Feast of St. Scholastica

Photo Cred: joyfulpapist.wordpress.com

I was once hit in the face by a bottle of nail polish.

As some of you know, I have a storied career working in a photo lab developing photographs for people. As is the case with many service-oriented/retail jobs, customers often have demands that – because of policy or circumstance - service providers cannot meet. And when you tell some people: “No.” Sometimes they throw a bottle of nail polish at you.

Or they yell, or they threaten, or they lie. A plethora of options at their disposal.

The wise ones, however, know the perfect phrase to say: “Isn’t there someone else that can help me?”

It is then that I could use one of my favorite phrases in response: “Yes, would you like to talk to my Store Manager?”

See, my manager – by virtue of his office, his identity – had an authority surpassing mine, and powers that I simply did not have.
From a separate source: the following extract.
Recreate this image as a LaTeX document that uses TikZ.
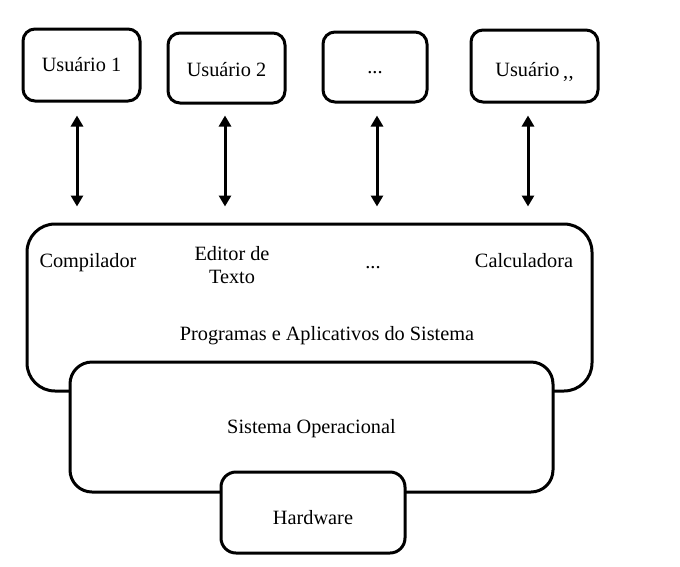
\documentclass[tikz,border=0pt]{standalone}
\usepackage{fontspec}
\setmainfont{Liberation Serif}
\usetikzlibrary{arrows.meta}
\begin{document}
\begin{tikzpicture}[x=1pt,y=-1pt,
  box/.style={draw=black,line width=3pt,fill=white,inner sep=0pt,
    text height=13.5pt,text depth=0pt,
    font=\fontsize{20.3}{23.5}\selectfont},
  lbl/.style={inner sep=0pt,font=\fontsize{20.3}{23.5}\selectfont},
  biarrow/.style={line width=3pt,
    {Triangle[length=11pt,width=12pt]}-{Triangle[length=11pt,width=12pt]}}
]
\useasboundingbox (0,0) rectangle (680,566);
% top boxes
\node[box,rounded corners=12pt,minimum width=117pt,minimum height=72pt] (u1) at (81.5,65) {Usuário 1};
\node[box,rounded corners=12pt,minimum width=117pt,minimum height=70pt,text height=16pt] (u2) at (226.5,68) {Usuário 2};
\node[box,rounded corners=12pt,minimum width=104pt,minimum height=70pt,text height=13pt] (u3) at (375,67) {...};
\node[box,rounded corners=12pt,minimum width=127pt,minimum height=72pt,text height=21pt] (u4) at (534.5,66) {Usuário\,\raisebox{-2pt}{,{}\kern0.5pt,}};
% layers
\node[box,rounded corners=28pt,minimum width=565pt,minimum height=167pt] (big) at (309.5,307.5) {};
\node[box,rounded corners=22pt,minimum width=483pt,minimum height=130pt] (so) at (311.5,427) {Sistema Operacional};
\node[box,rounded corners=15pt,minimum width=184pt,minimum height=81pt,text height=23pt] (hw) at (313,512.5) {Hardware};
% labels inside big box
\node[lbl,anchor=base] (comp) at (88,267) {Compilador};
\node[lbl,align=center] (edit) at (232,265) {Editor de\\Texto};
\node[lbl,anchor=base] (dots) at (373,268) {...};
\node[lbl,anchor=base] (calc) at (524,267) {Calculadora};
\node[lbl,anchor=base] (prog) at (327,340) {Programas e Aplicativos do Sistema};
% arrows
\draw[biarrow] ([xshift=-4.5pt,yshift=-13pt]u1.south) -- ([xshift=-4.5pt,yshift=16pt]u1.south |- big.north);
\draw[biarrow] ([xshift=-1.5pt,yshift=-11pt]u2.south) -- ([xshift=-1.5pt,yshift=16pt]u2.south |- big.north);
\draw[biarrow] ([xshift=2pt,yshift=-12pt]u3.south) -- ([xshift=2pt,yshift=16pt]u3.south |- big.north);
\draw[biarrow] ([xshift=-6.5pt,yshift=-12pt]u4.south) -- ([xshift=-6.5pt,yshift=16pt]u4.south |- big.north);
\end{tikzpicture}
\end{document}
It behooved a customer to appeal to him, because through him, their requests could often be met.

The saint we celebrate today, Saint Scholastica, understood this need to petition the highest of authorities - albeit on a more powerful, spiritual level than photo printing. She had a profound relationship with the One True God, and because of this she turned to him unceasingly and she trusted him greatly with her petitions.  In the office of readings today, a story is recounted where St. Scholastica asked her brother, St. Benedict, to stay longer on one of his visits. He refused, appealing to his duty as a monk. When he said no, St. Scholastica didn’t throw a bottle of nail polish at him. She joined her hands, put her head on the table and prayed to God. God’s response? A massive thunderstorm appeared preventing Benedict and his companions from leaving. When Benedict complained to his sister, St. Scholastica simply replied: “I asked you and you would not listen; so I asked my God and he did listen.”

What great trust in her relationship with the Lord.

In the pattern of St. Scholastica, might we be reminded that God is the source of all that we desire, it is his authority we must appeal to, and it is only he who will satisfy our deep longing. Allow me to end this reflection by repeating a stanza from the first Psalm of today's evening prayer:

May [the Lord] give you your heart’s desire
and fulfill every one of your plans.
May we ring out our joy at your victory
and rejoice in the name of our God.
May the Lord grant all your prayers.